Antwerp’s solar-powered bins call you when they’re full


The City of Antwerp has equipped its parks with smart rubbish bins that hold more waste and notify the municipal services when they’re getting full


A rubbish bin that lets the municipal services know that it’s getting full could be the answer to overflowing trash. The City of Antwerp has installed 47 of the so-called Bigbelly bins in city parks, with plans to equip all parks by 2019.

Bigbelly is an American company that’s works with the Internet of Things – the next generation of everyday articles like refrigerators, home entertainment and security systems connected to the web. Bigbelly specialises in rubbish treatment, and its bins have been adopted by local authorities in the US, as well as London, Canberra, Leeds and Liverpool.

The receptacles look like ordinary trash bins, but they offer much more. Each one is equipped with compression technology, so it crushes the trash like a household garbage compactor does. This allows it to contain six times more rubbish than a normal bin of similar size. Also, being web-connected means the bins can send a signal to the city cleansing department when they are full.

Antwerp has 1,724 hectares of park, the equivalent of 2,100 football pitches. The parks are places for people to go walking, jogging, cycling or simply relaxing, explains councillor Philip Heylen, so they need to be as inviting as possible.

Everyone’s job

“These larger, smart bins automatically send a signal to the city department when they have to be emptied,” says Heylen, who’s in charge of public works. “That helps avoid unnecessary trips by staff and vehicles. In addition, the bins are fully autonomous, running on solar power.”

One of the biggest issues facing cities is the lack of bins in general. The Bigbelly system takes care of the second-biggest problem. Conventional bins often overflow, producing a result that is not only unsightly, but also tends to encourage littering.

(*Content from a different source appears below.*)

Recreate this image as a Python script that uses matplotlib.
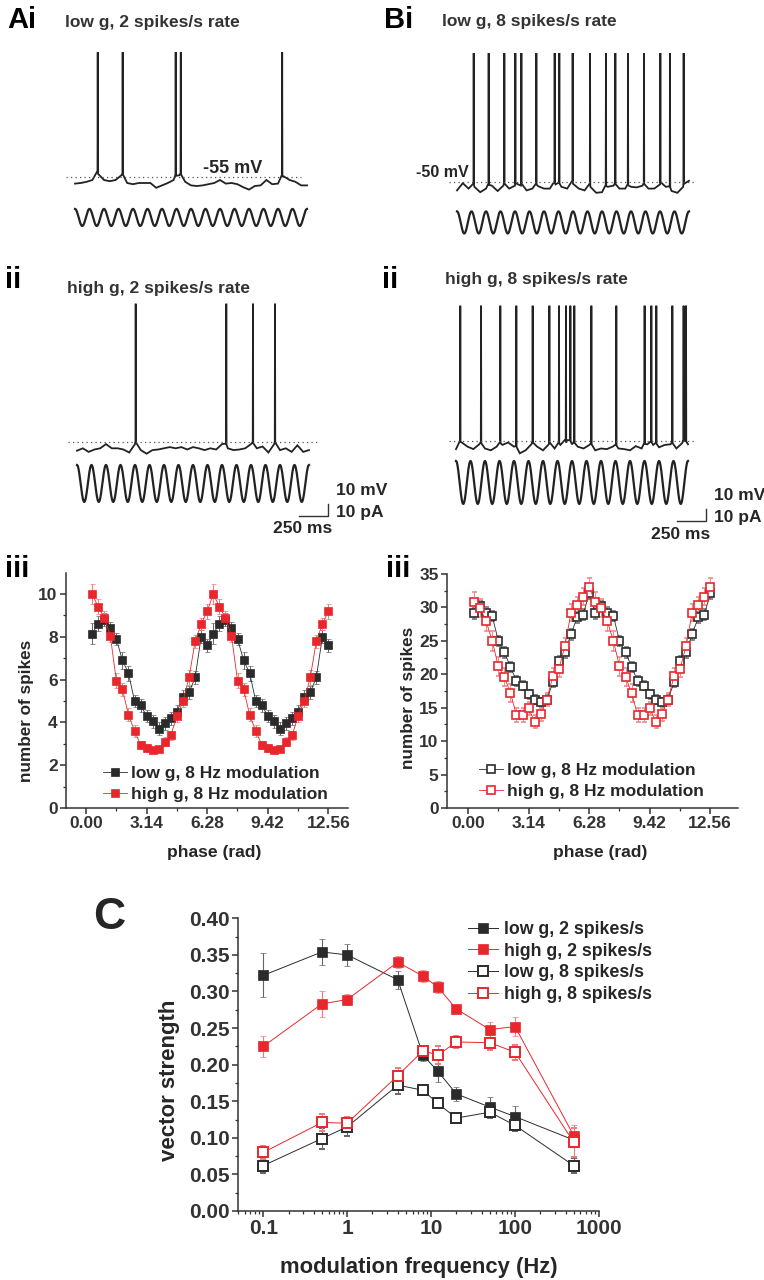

Parks and beaches are the crown jewels of most communities, but the resources required to keep them in pristine condition can tax even the most well-funded departments

- Bigbelly

In the early days of the pedestrian zone in Brussels, for example, one of the principal complaints was that rubbish was allowed to accumulate. The city responded by increasing the number of times cleaning crews passed by.

“Parks and beaches are the crown jewels of most communities, but the resources required to keep them in pristine condition can tax even the most well-funded departments,” according to the Bigbelly website. “Instead of settling for overflowing trash cans or driving needlessly to each park to try and keep up with the demand, the Bigbelly system gives unique visibility into every location from any web-enabled device.”

Additionally, the company says, Bigbelly has helped numerous communities bring a recycling option to parks and playing fields where plastic water and sports drink bottles make up the majority of the waste.

Antwerp plans to replace all of its park bins with Bigbelly by 2019, Heylen says. At the same time, existing initiatives like street volunteers and city stewards will continue to encourage residents to take part in combating litter.